La pratica delle deportazioni illegale risulta ancora più assurda se si pensa che i due paesi, nel 2001, hanno firmato un « accordo di riammissione » che prevede che la Turchia riammetta tutti i migranti transitati per il suo territorio prima di arrivare in Grecia. Ma, secondo il segretario del ministero degli interni greco, la Turchia non sembra collaborare e solo il 6% dei migranti è espulso nell’ambito dell’accordo.
Non potendo quindi fare delle « espulsioni legali » la Grecia non esita a deportare i migranti illegalmente in Turchia. Sarà poi il paese vicino, che non deve dare conto all’Unione europea sul trattamento dei migranti e che al contrario è spinta da quest’ultima a gestire il controllo delle frontiere, a fare il lavoro sporco delle espulsioni in paesi in conflitto, come in Irak e Afganistan.


La Grecia, limbo dell’Europa

La Grecia si trasforma per i migranti in una vera e propria trappola. Le impronte lasciate sono una condanna, significano un’attesa di anni per uno status di rifugiati che non avranno mai o la fuga verso altri paesi europei. Il Regolamento Dublino ha come effetto principale la distruzione stessa della protezione internazionale, perché, in nome del principio della « condivisione del peso » impone il trattamento delle domande ai paesi di prima frontiera, che sono quelli che meno garantiscono il rispetto dei diritti fondamentali.

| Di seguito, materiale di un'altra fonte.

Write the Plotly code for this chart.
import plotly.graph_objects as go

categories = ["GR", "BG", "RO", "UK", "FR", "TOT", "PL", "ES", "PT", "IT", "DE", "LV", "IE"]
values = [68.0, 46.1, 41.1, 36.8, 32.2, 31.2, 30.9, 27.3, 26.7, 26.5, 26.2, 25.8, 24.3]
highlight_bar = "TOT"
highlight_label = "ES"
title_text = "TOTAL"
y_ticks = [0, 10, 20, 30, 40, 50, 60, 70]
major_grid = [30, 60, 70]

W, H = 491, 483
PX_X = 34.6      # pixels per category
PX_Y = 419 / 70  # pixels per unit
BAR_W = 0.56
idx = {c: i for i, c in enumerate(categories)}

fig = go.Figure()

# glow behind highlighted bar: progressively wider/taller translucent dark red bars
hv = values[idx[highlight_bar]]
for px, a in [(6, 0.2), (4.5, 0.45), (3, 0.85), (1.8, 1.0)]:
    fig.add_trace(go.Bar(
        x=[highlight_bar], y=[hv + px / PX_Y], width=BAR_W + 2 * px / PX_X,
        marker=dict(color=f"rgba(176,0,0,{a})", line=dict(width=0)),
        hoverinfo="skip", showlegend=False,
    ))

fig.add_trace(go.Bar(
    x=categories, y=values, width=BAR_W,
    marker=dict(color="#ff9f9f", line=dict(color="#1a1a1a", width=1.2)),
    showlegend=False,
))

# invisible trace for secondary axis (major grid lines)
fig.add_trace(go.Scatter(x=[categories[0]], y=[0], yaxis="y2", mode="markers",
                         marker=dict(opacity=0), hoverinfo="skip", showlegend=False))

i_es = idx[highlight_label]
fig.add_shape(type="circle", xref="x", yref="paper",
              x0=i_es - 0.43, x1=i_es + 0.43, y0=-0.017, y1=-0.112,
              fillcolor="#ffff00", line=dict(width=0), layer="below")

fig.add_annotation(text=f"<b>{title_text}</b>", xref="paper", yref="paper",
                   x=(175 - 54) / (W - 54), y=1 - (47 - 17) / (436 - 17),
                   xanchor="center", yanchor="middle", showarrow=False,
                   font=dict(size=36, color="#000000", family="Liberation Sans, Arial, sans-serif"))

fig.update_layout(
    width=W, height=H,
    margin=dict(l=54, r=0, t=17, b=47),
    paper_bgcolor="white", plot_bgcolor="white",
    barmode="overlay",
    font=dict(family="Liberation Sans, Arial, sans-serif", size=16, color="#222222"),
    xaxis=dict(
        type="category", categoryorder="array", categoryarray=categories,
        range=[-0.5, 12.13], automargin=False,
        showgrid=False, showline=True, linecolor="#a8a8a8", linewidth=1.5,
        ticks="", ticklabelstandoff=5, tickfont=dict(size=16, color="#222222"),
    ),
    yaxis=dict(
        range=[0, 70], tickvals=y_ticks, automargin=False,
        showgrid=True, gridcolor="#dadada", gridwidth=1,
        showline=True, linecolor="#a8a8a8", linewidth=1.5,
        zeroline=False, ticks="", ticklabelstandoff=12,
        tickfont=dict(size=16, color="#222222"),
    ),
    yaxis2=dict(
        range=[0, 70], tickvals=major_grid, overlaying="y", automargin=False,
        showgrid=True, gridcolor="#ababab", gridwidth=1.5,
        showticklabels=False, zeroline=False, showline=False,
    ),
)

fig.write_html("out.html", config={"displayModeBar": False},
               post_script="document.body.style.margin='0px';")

Una volta bloccati in questi paesi non è cosi semplice riuscire a raggiungerne altri, se non a costo di rischiare la vita e a volte di perderla, come è successo con i ragazzi schiacciati dalle ruote dei camion in cui si erano nascosti, a Venezia, Ancona, Bari. Per chi ha attraversato a piedi la frontiera che separa l’Iran dalla Turchia, è stato detenuto in Turchia, ha provato almeno due volte a raggiungere la Grecia, ha attraversato l’Europa nascosto sotto i camion ed è stato deportato illegalmente, il viaggio comincia a durare anni. Il transito spesso si trasforma in installazione, in vita stanziale e precaria, misera e disperata come può essere nel campo informale degli afghani, dove qualcuno sopravvive ormai da due-tre anni, senza neppure sapere se sta ancora realmente provando ad entrare in Italia.

K. finisce la sua storia di deportazione chiedendosi se un giorno troverà un posto dove vivere : « Negli ultimi anni non ho fatto altro che scappare e viaggiare ».